È una casa affogata nel bianco quella portata in scena da Roberto Bacci. Sopravvive il ricordo di un’antica grandezza dissolta e annullata in un mare di petali di ciliegio caduti. Il palco è vuoto, il sipario già aperto. Una lunga pedana attraversa parte della platea. È maggio, i ciliegi sono in fiore, la famiglia non è ancora tornata. Un personaggio compare sulla scena, Epichodov (Radu Largeanu), cerca, fruga nelle tasche, estrae una pistola e si tranquillizza. Dietro di lui, su un fondale mosso da lunghe strisce di tessuto simile ad organza bianca, si fanno avanti Duniaša (Patricia Brad) e Lopachin (Sorin Leoveanu): il testo di Cechov prende forma.
La famiglia si riversa in scena attraversando la platea, il giardino. Le valigie, l’euforia del ritorno a casa dopo tanto tempo, il baccano dei saluti, la malinconia sanata dal rincontrarsi trascinano lo spettatore tra i corridoi, nella stanza dei bambini, nei ricordi di una vita vissuta senza preoccupazioni. La scena si popola, si anima, si riempie di valige. È tutto incredibilmente dinamico e per l’intera durata dello spettacolo il palco rimane costantemente vivo, mosso da azioni che fanno da cornice a quella principale.
Se in Strehler il giardino, pittato di foglie cadute, era come sospeso sopra la testa degli attori e in Brook si trovava idealmente alle spalle del pubblico, quello di Bacci è rappresentato dagli stessi spettatori, tra i quali si muove, poggiando i piedi su poltrone occupate della platea, la stessa Ljubov’ Andreevna (Ramona Dumitrean) appena tornata da Parigi.

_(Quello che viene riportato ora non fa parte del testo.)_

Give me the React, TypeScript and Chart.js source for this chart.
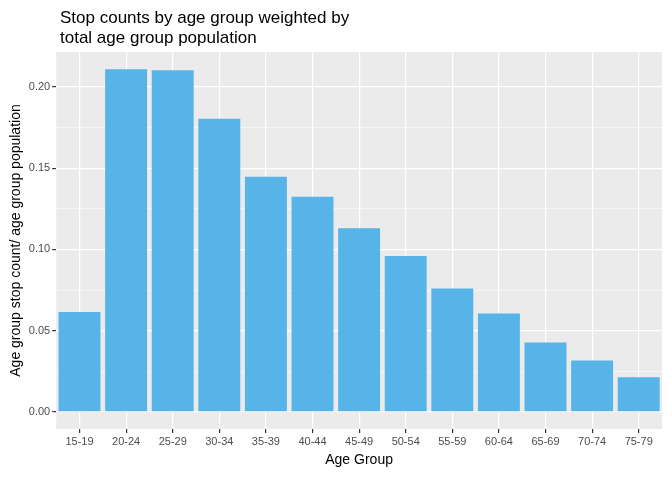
import React, { useEffect, useRef } from "react";
import { Chart, registerables } from "chart.js";
Chart.register(...registerables);

const categories = ["15-19","20-24","25-29","30-34","35-39","40-44","45-49","50-54","55-59","60-64","65-69","70-74","75-79"];
const values = [0.0614,0.211,0.2103,0.1805,0.1447,0.1325,0.113,0.096,0.076,0.0605,0.0426,0.0316,0.0213];
const yTicks = [0, 0.025, 0.05, 0.075, 0.1, 0.125, 0.15, 0.175, 0.2];
const titleLines = ["Stop counts by age group weighted by", "total age group population"];

const bg = {
  id: "bg",
  beforeDraw(chart: any) {
    const { ctx, chartArea: a } = chart;
    ctx.save();
    ctx.fillStyle = "#EBEBEB";
    ctx.fillRect(a.left, a.top, a.right - a.left, a.bottom - a.top);
    ctx.restore();
  },
  afterDraw(chart: any) {
    const { ctx } = chart;
    ctx.save();
    ctx.fillStyle = "#000";
    ctx.font = "17px 'Liberation Sans', Arial";
    ctx.textBaseline = "alphabetic";
    titleLines.forEach((t, i) => ctx.fillText(t, 60, 23 + i * 20));
    ctx.restore();
  },
};

export default function App() {
  const ref = useRef<HTMLCanvasElement>(null);
  useEffect(() => {
    const c = new Chart(ref.current!, {
      type: "bar",
      data: { labels: categories, datasets: [{ data: values, backgroundColor: "#56B4E9", categoryPercentage: 0.9, barPercentage: 1 }] },
      plugins: [bg],
      options: {
        animation: false,
        responsive: false,
        layout: { padding: { left: 4, right: 10, top: 52, bottom: 7 } },
        plugins: {
          legend: { display: false },
          tooltip: { enabled: false },
          title: { display: false },
        },
        scales: {
          x: {
            offset: true,
            grid: { color: "#FFFFFF", lineWidth: 1.2, offset: false, tickColor: "#333", tickLength: 4, drawTicks: true },
            border: { display: false },
            ticks: { color: "#4D4D4D", font: { family: "Liberation Sans, Arial", size: 11 }, padding: 2, maxRotation: 0 },
            title: { display: true, text: "Age Group", color: "#000", font: { family: "Liberation Sans, Arial", size: 14 }, padding: { top: 2 } },
          },
          y: {
            min: -0.0106,
            max: 0.2216,
            afterBuildTicks(s: any) { s.ticks = yTicks.map((v) => ({ value: v })); },
            grid: {
              color: "#FFFFFF",
              lineWidth: (ctx: any) => (Math.round(ctx.tick?.value * 1000) % 50 === 0 ? 1.2 : 0.5),
              tickColor: (ctx: any) => (Math.round(ctx.tick?.value * 1000) % 50 === 0 ? "#333" : "rgba(0,0,0,0)"),
              tickLength: 4,
            },
            border: { display: false },
            ticks: {
              color: "#4D4D4D",
              font: { family: "Liberation Sans, Arial", size: 11 },
              padding: 2,
              callback: (v: any) => (Math.round(Number(v) * 1000) % 50 === 0 ? Number(v).toFixed(2) : ""),
            },
            title: { display: true, text: "Age group stop count/ age group population", color: "#000", font: { family: "Liberation Sans, Arial", size: 14 }, padding: { bottom: 2 } },
          },
        },
      },
    });
    return () => c.destroy();
  }, []);
  return (
    <div style={{ position: "absolute", left: 0, top: 0, background: "#fff" }}>
      <canvas ref={ref} width={672} height={480} />
    </div>
  );
}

Il testo di Cechov, sotto le mani del drammaturgo Stefano Geraci, si alleggerisce e arricchisce allo stesso tempo, trovando un ritmo capace di dare spessore a ogni personaggio. Si delineano le coppie e i rapporti che intercorrono, si sviluppano i legami, anche quelli solo suggeriti dal testo originale: primo tra tutti, tra Ljuba e Lopachin. Bacci porta in scena una Ljuba differente, sorta di bambina antica, i piedi sospesi in aria, ma le mani completamente affondate in una realtà da cui coscientemente decide di prendere le distanze. Una figura resa ancora più intensa dall’inaspettata quanto intangibile tenerezza che la lega a un Lopachin, approfondito e reso in tutte le sue debolezze più nascoste.

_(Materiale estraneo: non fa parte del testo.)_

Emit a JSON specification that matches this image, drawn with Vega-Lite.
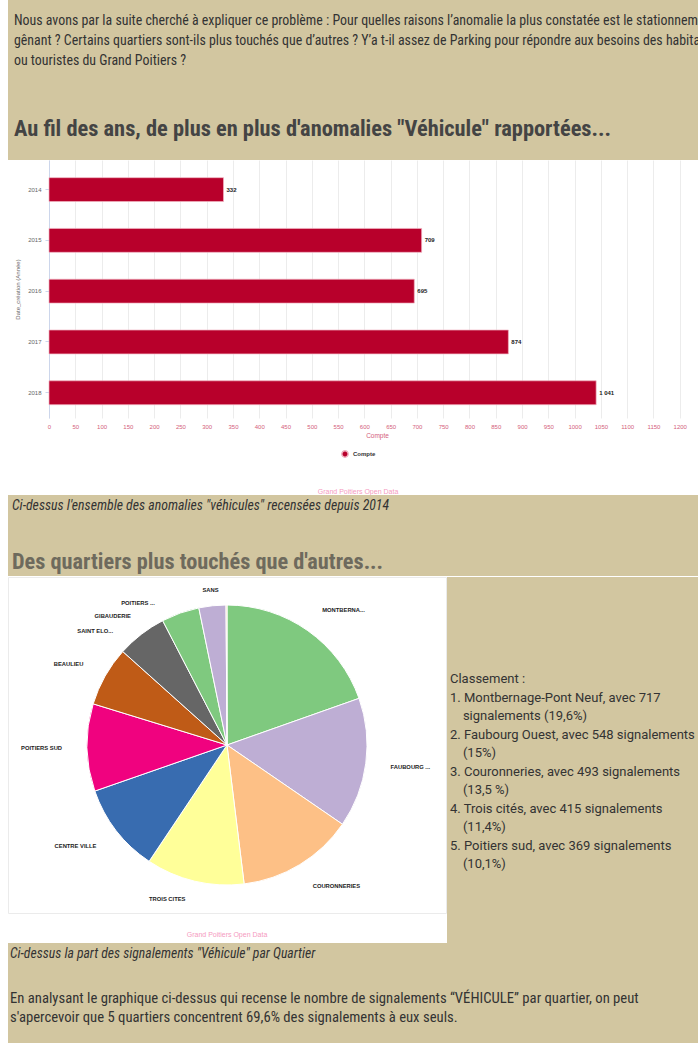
{
  "$schema": "https://vega.github.io/schema/vega-lite/v6.json",
  "background": "white",
  "padding": {"left": 6, "top": 0, "right": 0, "bottom": 0},
  "columns": 1,
  "align": "none",
  "spacing": 0,
  "resolve": {"scale": {"color": "independent"}, "legend": {"color": "independent"}},
  "config": {
    "view": {"stroke": null},
    "concat": {"spacing": 0},
    "locale": {"number": {"decimal": ",", "thousands": "\u00a0", "grouping": [3], "currency": ["", "\u00a0€"]}},
    "title": {"anchor": "start", "frame": "group", "orient": "bottom", "font": "Liberation Sans Narrow, Roboto Condensed, Roboto, sans-serif", "subtitleFont": "Liberation Sans Narrow, Roboto Condensed, Roboto, sans-serif"}
  },
  "concat": [
    {
      "width": 692,
      "height": 160,
      "view": {"fill": "#d2c6a0", "stroke": null},
      "data": {"values": []},
      "mark": {"type": "point"},
      "title": {
        "text": [
          "Nous avons par la suite cherché à expliquer ce problème : Pour quelles raisons l’anomalie la plus constatée est le stationnement",
          "gênant ? Certains quartiers sont-ils plus touchés que d’autres ? Y’a t-il assez de Parking pour répondre aux besoins des habitants",
          "ou touristes du Grand Poitiers ?"
        ],
        "subtitle": "Au fil des ans, de plus en plus d'anomalies \"Véhicule\" rapportées...",
        "orient": "bottom",
        "anchor": "start",
        "frame": "group",
        "offset": -146,
        "dx": 6,
        "fontSize": 13.9,
        "fontWeight": "normal",
        "color": "#333333",
        "lineHeight": 20,
        "subtitleFontSize": 22.4,
        "subtitleFontWeight": "bold",
        "subtitleColor": "#444444",
        "subtitlePadding": 50
      }
    },
    {
      "width": 692,
      "height": 258,
      "data": {"values": [
        {"annee": "2014", "compte": 332},
        {"annee": "2015", "compte": 709},
        {"annee": "2016", "compte": 695},
        {"annee": "2017", "compte": 874},
        {"annee": "2018", "compte": 1041}
      ]},
      "title": {
        "text": "Grand Poitiers Open Data",
        "orient": "bottom",
        "anchor": "middle",
        "frame": "group",
        "offset": 27,
        "dx": 4,
        "font": "Liberation Sans, Arial, sans-serif",
        "fontSize": 7,
        "fontWeight": "normal",
        "color": "#f59ac0"
      },
      "encoding": {
        "y": {
          "field": "annee",
          "type": "ordinal",
          "title": "Date_création (Année)",
          "scale": {"paddingInner": 0.53, "paddingOuter": 0.305, "align": 0.57},
          "axis": {
            "offset": -41,
            "labelFont": "Liberation Sans, Arial, sans-serif",
            "titleFont": "Liberation Sans, Arial, sans-serif",
            "labelFontSize": 6,
            "labelColor": "#666666",
            "titleFontSize": 6,
            "titleColor": "#666666",
            "titleFontWeight": "normal",
            "tickSize": 4,
            "tickColor": "#ccd6eb",
            "domainColor": "#ccd6eb",
            "labelPadding": 4,
            "titlePadding": 7,
            "minExtent": 22,
            "maxExtent": 22,
            "grid": false
          }
        },
        "x": {
          "field": "compte",
          "type": "quantitative",
          "title": "Compte",
          "scale": {"domain": [0, 1250], "nice": false, "range": [41, 698]},
          "axis": {
            "values": [0, 50, 100, 150, 200, 250, 300, 350, 400, 450, 500, 550, 600, 650, 700, 750, 800, 850, 900, 950, 1000, 1050, 1100, 1150, 1200, 1250],
            "format": "d",
            "labelFont": "Liberation Sans, Arial, sans-serif",
            "titleFont": "Liberation Sans, Arial, sans-serif",
            "labelFontSize": 6,
            "labelColor": "#d4607c",
            "titleColor": "#d4607c",
            "titleFontSize": 6.5,
            "titleFontWeight": "normal",
            "titleX": 369,
            "ticks": false,
            "domain": false,
            "labelPadding": 5,
            "titlePadding": 3,
            "grid": true,
            "gridColor": "#ececec",
            "labelFlush": false,
            "labelOverlap": false
          }
        }
      },
      "layer": [
        {
          "mark": {"type": "bar", "stroke": "#f0b3c2", "strokeWidth": 0.7},
          "encoding": {
            "color": {
              "datum": "Compte",
              "type": "nominal",
              "scale": {"range": ["#b8002b"]},
              "legend": {
                "title": null,
                "orient": "none",
                "legendX": 333,
                "legendY": 290,
                "symbolType": "circle",
                "symbolSize": 40,
                "labelFont": "Liberation Sans, Arial, sans-serif",
                "labelFontSize": 6,
                "labelFontWeight": "bold",
                "labelColor": "#333333"
              }
            }
          }
        },
        {
          "mark": {"type": "text", "align": "left", "baseline": "middle", "dx": 3, "fontSize": 6, "fontWeight": "bold", "color": "#222222", "font": "Liberation Sans, Arial, sans-serif"},
          "encoding": {"text": {"field": "compte", "type": "quantitative", "format": ",d"}}
        }
      ]
    },
    {
      "width": 692,
      "height": 81,
      "view": {"fill": "#d2c6a0", "stroke": null},
      "data": {"values": []},
      "mark": {"type": "point"},
      "title": {
        "text": "Ci-dessus l'ensemble des anomalies \"véhicules\" recensées depuis 2014",
        "subtitle": "Des quartiers plus touchés que d'autres...",
        "orient": "bottom",
        "anchor": "start",
        "frame": "group",
        "offset": -77,
        "dx": 4,
        "fontSize": 13.8,
        "fontStyle": "italic",
        "fontWeight": "normal",
        "color": "#333333",
        "subtitleFontSize": 22.3,
        "subtitleFontStyle": "normal",
        "subtitleFontWeight": "bold",
        "subtitleColor": "#6e6a5d",
        "subtitlePadding": 38
      }
    },
    {
      "spacing": 0,
      "resolve": {"scale": {"color": "independent"}},
      "hconcat": [
        {
          "width": 438,
          "height": 336,
          "view": {"stroke": "#ebebeb"},
          "data": {"values": [
            {"label": "MONTBERNA...", "n": 717},
            {"label": "FAUBOURG ...", "n": 548},
            {"label": "COURONNERIES", "n": 493},
            {"label": "TROIS CITES", "n": 415},
            {"label": "CENTRE VILLE", "n": 376},
            {"label": "POITIERS SUD", "n": 369},
            {"label": "BEAULIEU", "n": 252},
            {"label": "SAINT ELO...", "n": 211},
            {"label": "GIBAUDERIE", "n": 160},
            {"label": "POITIERS ...", "n": 114},
            {"label": "SANS", "n": 4}
          ]},
          "title": {
            "text": "Grand Poitiers Open Data",
            "orient": "bottom",
            "anchor": "middle",
            "frame": "group",
            "offset": -4,
            "font": "Liberation Sans, Arial, sans-serif",
            "fontSize": 7,
            "fontWeight": "normal",
            "color": "#f59ac0"
          },
          "encoding": {
            "theta": {"field": "n", "type": "quantitative", "stack": true},
            "order": {"field": "n", "type": "quantitative", "sort": "descending"}
          },
          "layer": [
            {
              "mark": {"type": "arc", "outerRadius": 140, "stroke": "white", "strokeWidth": 1},
              "encoding": {
                "color": {
                  "field": "label",
                  "type": "nominal",
                  "scale": {
                    "domain": ["MONTBERNA...", "FAUBOURG ...", "COURONNERIES", "TROIS CITES", "CENTRE VILLE", "POITIERS SUD", "BEAULIEU", "SAINT ELO...", "GIBAUDERIE", "POITIERS ...", "SANS"],
                    "range": ["#7fc97f", "#beaed4", "#fdc086", "#ffff99", "#386cb0", "#f0027f", "#bf5b17", "#666666", "#7fc97f", "#beaed4", "#fdc086"]
                  },
                  "legend": null
                }
              }
            },
            {
              "mark": {"type": "text", "radius": 165, "align": "left", "baseline": "middle", "fontSize": 5.8, "fontWeight": "bold", "color": "#222222", "font": "Liberation Sans, Arial, sans-serif"},
              "encoding": {
                "detail": {"field": "label", "type": "nominal"},
                "text": {"condition": {"test": "indexof(['MONTBERNA...','FAUBOURG ...','COURONNERIES'], datum.label) >= 0", "field": "label", "type": "nominal"}, "value": ""}
              }
            },
            {
              "mark": {"type": "text", "radius": 165, "align": "right", "baseline": "middle", "fontSize": 5.8, "fontWeight": "bold", "color": "#222222", "font": "Liberation Sans, Arial, sans-serif"},
              "encoding": {
                "detail": {"field": "label", "type": "nominal"},
                "text": {"condition": {"test": "indexof(['CENTRE VILLE','POITIERS SUD','BEAULIEU'], datum.label) >= 0", "field": "label", "type": "nominal"}, "value": ""}
              }
            },
            {
              "mark": {"type": "text", "radius": 158, "align": "right", "baseline": "middle", "dx": -5, "fontSize": 5.8, "fontWeight": "bold", "color": "#222222", "font": "Liberation Sans, Arial, sans-serif"},
              "encoding": {
                "detail": {"field": "label", "type": "nominal"},
                "text": {"condition": {"test": "datum.label == 'TROIS CITES'", "field": "label", "type": "nominal"}, "value": ""}
              }
            },
            {
              "mark": {"type": "text", "radius": 165, "align": "right", "baseline": "middle", "dx": -13, "dy": 16, "fontSize": 5.8, "fontWeight": "bold", "color": "#222222", "font": "Liberation Sans, Arial, sans-serif"},
              "encoding": {
                "detail": {"field": "label", "type": "nominal"},
                "text": {"condition": {"test": "datum.label == 'SAINT ELO...'", "field": "label", "type": "nominal"}, "value": ""}
              }
            },
            {
              "mark": {"type": "text", "radius": 165, "align": "right", "baseline": "middle", "dx": -41, "dy": 27, "fontSize": 5.8, "fontWeight": "bold", "color": "#222222", "font": "Liberation Sans, Arial, sans-serif"},
              "encoding": {
                "detail": {"field": "label", "type": "nominal"},
                "text": {"condition": {"test": "datum.label == 'GIBAUDERIE'", "field": "label", "type": "nominal"}, "value": ""}
              }
            },
            {
              "mark": {"type": "text", "radius": 165, "align": "right", "baseline": "middle", "dx": -55, "dy": 22, "fontSize": 5.8, "fontWeight": "bold", "color": "#222222", "font": "Liberation Sans, Arial, sans-serif"},
              "encoding": {
                "detail": {"field": "label", "type": "nominal"},
                "text": {"condition": {"test": "datum.label == 'POITIERS ...'", "field": "label", "type": "nominal"}, "value": ""}
              }
            },
            {
              "mark": {"type": "text", "radius": 165, "align": "center", "baseline": "middle", "dx": -16, "dy": 10, "fontSize": 5.8, "fontWeight": "bold", "color": "#222222", "font": "Liberation Sans, Arial, sans-serif"},
              "encoding": {
                "detail": {"field": "label", "type": "nominal"},
                "text": {"condition": {"test": "datum.label == 'SANS'", "field": "label", "type": "nominal"}, "value": ""}
              }
            }
          ]
        },
        {
          "width": 254,
          "height": 366,
          "view": {"fill": "#d2c6a0", "stroke": null},
          "data": {"values": []},
          "mark": {"type": "point"},
          "title": {
            "text": [
              "Classement :",
              "1. Montbernage-Pont Neuf, avec 717",
              "\u200b\u00a0\u00a0\u00a0\u00a0signalements (19,6%)",
              "2. Faubourg Ouest, avec 548 signalements",
              "\u200b\u00a0\u00a0\u00a0\u00a0(15%)",
              "3. Couronneries, avec 493 signalements",
              "\u200b\u00a0\u00a0\u00a0\u00a0(13,5 %)",
              "4. Trois cités, avec 415 signalements",
              "\u200b\u00a0\u00a0\u00a0\u00a0(11,4%)",
              "5. Poitiers sud, avec 369 signalements",
              "\u200b\u00a0\u00a0\u00a0\u00a0(10,1%)"
            ],
            "orient": "bottom",
            "anchor": "start",
            "frame": "group",
            "offset": -270,
            "dx": 3,
            "font": "Roboto",
            "fontSize": 13,
            "fontWeight": "normal",
            "color": "#333333",
            "lineHeight": 18.5
          }
        }
      ]
    },
    {
      "width": 692,
      "height": 100,
      "view": {"fill": "#d2c6a0", "stroke": null},
      "data": {"values": []},
      "mark": {"type": "point"},
      "title": {
        "text": "Ci-dessus la part des signalements \"Véhicule\" par Quartier",
        "subtitle": [
          "En analysant le graphique ci-dessus qui recense le nombre de signalements “VÉHICULE” par quartier, on peut",
          "s'apercevoir que 5 quartiers concentrent 69,6% des signalements à eux seuls."
        ],
        "orient": "bottom",
        "anchor": "start",
        "frame": "group",
        "offset": -96,
        "dx": 2,
        "fontSize": 13.7,
        "fontStyle": "italic",
        "fontWeight": "normal",
        "color": "#333333",
        "subtitleFontSize": 14.7,
        "subtitleFontStyle": "normal",
        "subtitleFontWeight": "normal",
        "subtitleColor": "#333333",
        "subtitleLineHeight": 19,
        "subtitlePadding": 30
      }
    }
  ]
}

Ma se la proprietaria riesce ad essere così reale nel suo essere eterea, lo stesso non si può dire della figlia maggiore Varia (Anca Hanu) e la minore diciassettenne Anja (Alexandra Tarce). Unico neo del lavoro, forse, la resa di queste due figure, più caricate rispetto al testo: se in Anja l’euforia troppo manifesta è giustificata dall’intenzione di renderne credibile l’adolescenza, lo stesso non si può dire per una Varia troppo altalenante, concentrata a reprimere una passionalità che trova sfogo con incontrollata enfasi.
Benché recitato in lingua rumena, il testo riportato dalla compagnia del Teatro Nazionale Cluj-Napoca è vissuto e agito come qualcosa di incredibilmente tangibile e concreto. Ogni interprete assume sulle proprie spalle il proprio personaggio infondendogli una vita totalmente nuova, tanto umana quanto reale.
La vendita del giardino, per quanto dolorosa, solleva da ogni preoccupazione; la proprietà, più un peso gravoso e opprimente che un bene da salvaguardare, viene lasciata al nuovo proprietario. Ljuba e il fratello Gaiev (Ionuţ Caras) tornati bambini salutano la vecchia memoria mentre i ciliegi cadono dissolvendosi in petali sotto il peso dell’uomo nuovo che avanza.